See, my wife has some failings and I, no doubt, have even more. But one thing that has been apparent throughout the time we were going out at university and ever since throughout our marriage has been that we talk… a lot! So much so that one of our friends commented, before we were married, ‘I’ve never met a couple that talk quite as much as you.’ I’ve no idea whether it was intended as a compliment or not, but it is an admittedly fair observation.

But because we talk, we don’t feel the need for a date night. We talk all the time. We talk when the kids are around about the stuff we don’t mind them hearing; we talk when the kids aren’t around about the stuff we don’t want them to hear. Even while we watch TV, we’re reading, I’m blogging, or whatever we tend to take breaks and chat about what we’re watching, reading, writing. It may not be for everyone, but it kind of works for us. It means we can enjoy times out together without loading it with pressure to be the time we have to discuss all our important stuff. We talk as a matter of course and because we talk we don’t particularly need to set aside one evening a week to make sure we talk because we never stop talking!
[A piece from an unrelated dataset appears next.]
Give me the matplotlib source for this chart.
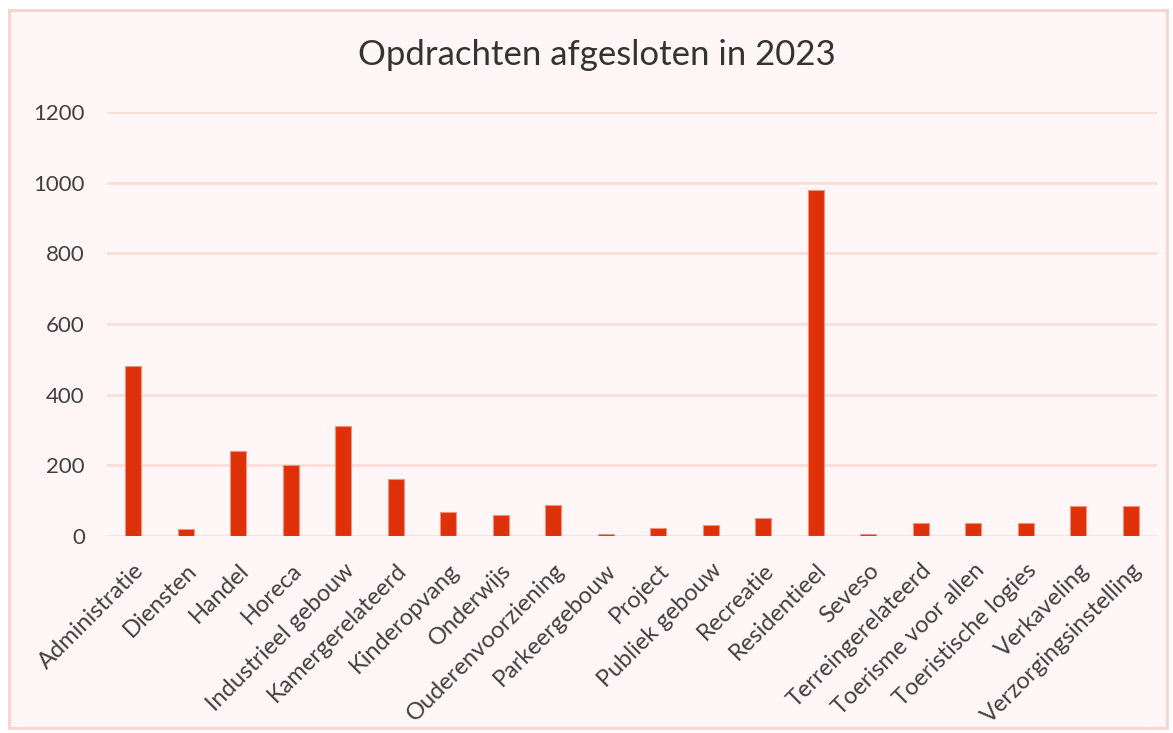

Now, don’t get me wrong. I don’t think our setup will work for everyone because we’re all wired differently (and that’s OK). But that is what is so unsatisfying about posts of the kind linked above. I think the TGC article, for my money, is about right. I think the other article well overstates the case for date nights. But I appreciate there are some people who simply will not talk if they don’t set aside a specific time to do it. Nevertheless, we also need to recognise that date nights aren’t the only opportunity to talk and plenty of people find ways and means of communicating properly and effectively apart from them.

My bigger concern with this focus on date nights, which I took to be the implication of the TGC article (though I accept I may be inferring this rather than it being the intended implication), is the way we are effectively looking to it as the silver bullet. Apparently Christ isn’t the saviour on which our marriage relies, it’s date night. Seemingly the gospel isn’t the basis for a healthy marriage, it’s date night. If we are genuinely setting up date night as that sort of solution, your marriage is going to have far bigger problems than whether you get to go out with your wife once per week.

Again, don’t get me wrong. If date nights work for you, and you find them a really helpful and healthy part of your marriage, that’s great. Really. Just don’t assume everybody needs them and maybe don’t imply that marriages will fall apart if you don’t enshrine it.